** start MATERIAL PROVIDED **

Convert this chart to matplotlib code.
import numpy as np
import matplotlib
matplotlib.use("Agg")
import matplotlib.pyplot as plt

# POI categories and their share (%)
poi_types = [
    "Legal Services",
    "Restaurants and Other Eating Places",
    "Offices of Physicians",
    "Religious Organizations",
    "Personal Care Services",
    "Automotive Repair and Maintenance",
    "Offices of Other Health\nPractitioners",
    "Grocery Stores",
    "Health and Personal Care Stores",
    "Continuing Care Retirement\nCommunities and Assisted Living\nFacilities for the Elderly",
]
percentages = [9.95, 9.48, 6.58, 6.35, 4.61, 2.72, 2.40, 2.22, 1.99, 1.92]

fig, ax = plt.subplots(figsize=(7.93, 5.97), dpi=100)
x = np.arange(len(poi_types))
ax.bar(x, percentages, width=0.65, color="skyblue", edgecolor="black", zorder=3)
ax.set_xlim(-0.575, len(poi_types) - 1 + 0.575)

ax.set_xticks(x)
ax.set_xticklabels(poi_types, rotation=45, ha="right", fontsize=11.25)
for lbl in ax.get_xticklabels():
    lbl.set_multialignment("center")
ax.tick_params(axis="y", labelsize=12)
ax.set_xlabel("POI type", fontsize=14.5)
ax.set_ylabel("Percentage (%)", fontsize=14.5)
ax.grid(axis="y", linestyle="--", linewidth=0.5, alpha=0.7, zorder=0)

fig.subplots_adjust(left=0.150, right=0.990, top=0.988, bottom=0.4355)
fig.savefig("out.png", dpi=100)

** end MATERIAL PROVIDED **
** start MATERIAL PROVIDED **

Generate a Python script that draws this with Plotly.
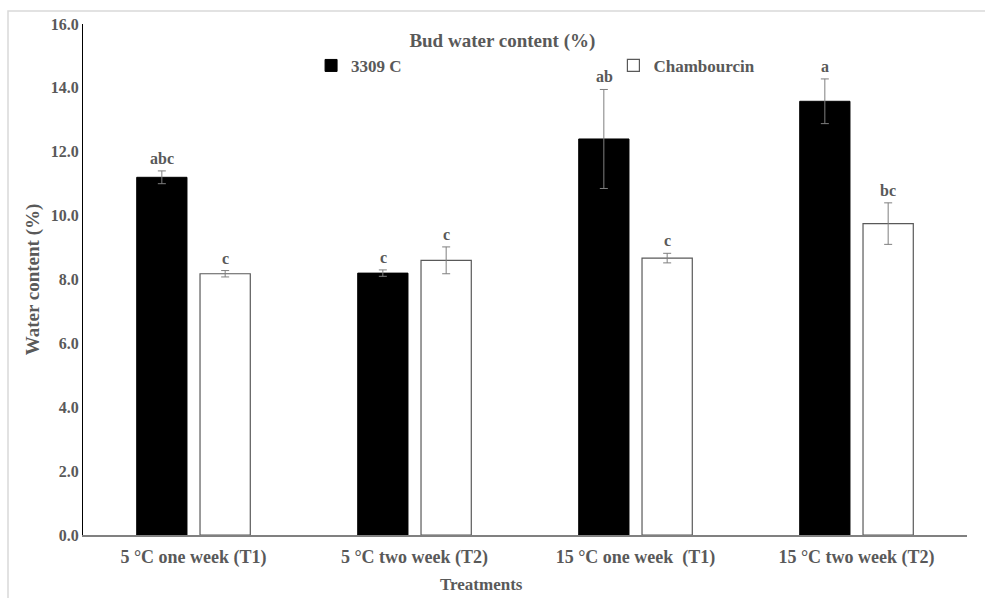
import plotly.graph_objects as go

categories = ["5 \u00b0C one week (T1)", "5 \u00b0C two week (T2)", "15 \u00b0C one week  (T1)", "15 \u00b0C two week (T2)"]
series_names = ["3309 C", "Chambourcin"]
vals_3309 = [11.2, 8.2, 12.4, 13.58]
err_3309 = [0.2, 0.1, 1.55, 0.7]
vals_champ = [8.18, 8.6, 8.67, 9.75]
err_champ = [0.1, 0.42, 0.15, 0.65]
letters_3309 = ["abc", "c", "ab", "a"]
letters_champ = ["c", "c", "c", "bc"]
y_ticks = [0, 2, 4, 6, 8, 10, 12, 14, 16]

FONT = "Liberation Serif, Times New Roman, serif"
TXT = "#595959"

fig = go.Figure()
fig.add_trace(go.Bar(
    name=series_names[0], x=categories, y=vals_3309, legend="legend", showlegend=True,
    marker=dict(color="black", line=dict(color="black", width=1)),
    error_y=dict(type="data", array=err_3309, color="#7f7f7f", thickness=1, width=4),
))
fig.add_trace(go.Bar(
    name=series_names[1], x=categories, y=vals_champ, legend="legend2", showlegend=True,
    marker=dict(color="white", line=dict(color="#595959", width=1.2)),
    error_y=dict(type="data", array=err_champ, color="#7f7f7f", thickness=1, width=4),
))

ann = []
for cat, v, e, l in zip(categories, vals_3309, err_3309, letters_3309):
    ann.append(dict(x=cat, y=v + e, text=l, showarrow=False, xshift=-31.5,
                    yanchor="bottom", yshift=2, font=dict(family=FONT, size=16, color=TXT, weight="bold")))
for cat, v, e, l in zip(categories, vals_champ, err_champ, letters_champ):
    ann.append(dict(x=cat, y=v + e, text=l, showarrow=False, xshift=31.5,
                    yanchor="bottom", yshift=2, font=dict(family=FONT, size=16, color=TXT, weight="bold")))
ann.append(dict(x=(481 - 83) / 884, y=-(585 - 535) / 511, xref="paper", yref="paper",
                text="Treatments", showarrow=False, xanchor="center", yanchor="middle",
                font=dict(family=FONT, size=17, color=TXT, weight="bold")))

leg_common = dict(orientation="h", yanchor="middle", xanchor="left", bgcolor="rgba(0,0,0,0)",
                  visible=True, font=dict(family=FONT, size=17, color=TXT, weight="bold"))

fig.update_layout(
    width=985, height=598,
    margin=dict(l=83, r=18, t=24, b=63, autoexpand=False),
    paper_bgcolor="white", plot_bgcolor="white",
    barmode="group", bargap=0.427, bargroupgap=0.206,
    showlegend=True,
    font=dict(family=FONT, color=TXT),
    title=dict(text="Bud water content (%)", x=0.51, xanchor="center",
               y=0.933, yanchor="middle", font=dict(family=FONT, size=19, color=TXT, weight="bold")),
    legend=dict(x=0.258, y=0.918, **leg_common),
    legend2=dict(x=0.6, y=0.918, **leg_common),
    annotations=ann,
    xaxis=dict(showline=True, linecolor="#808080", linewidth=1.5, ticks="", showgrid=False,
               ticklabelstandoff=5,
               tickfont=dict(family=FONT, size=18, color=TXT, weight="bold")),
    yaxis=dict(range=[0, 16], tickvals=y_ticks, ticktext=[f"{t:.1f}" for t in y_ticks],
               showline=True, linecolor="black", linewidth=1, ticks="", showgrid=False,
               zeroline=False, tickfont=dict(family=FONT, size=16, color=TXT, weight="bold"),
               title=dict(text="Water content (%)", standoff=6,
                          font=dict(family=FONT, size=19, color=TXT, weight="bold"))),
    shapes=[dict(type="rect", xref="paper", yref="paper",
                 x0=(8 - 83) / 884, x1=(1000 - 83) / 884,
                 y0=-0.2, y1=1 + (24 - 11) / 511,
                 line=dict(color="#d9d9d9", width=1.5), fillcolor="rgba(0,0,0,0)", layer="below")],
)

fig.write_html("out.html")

** end MATERIAL PROVIDED **

THE TASK: Extract from the listing above the lines between the line containing "Convert this chart to matplotlib code." and the line containing "import matplotlib.pyplot as plt", keeping both of those lines. Output nothing else.

SOLUTION FOR THIS EXERCISE:
Convert this chart to matplotlib code.
import numpy as np
import matplotlib
matplotlib.use("Agg")
import matplotlib.pyplot as plt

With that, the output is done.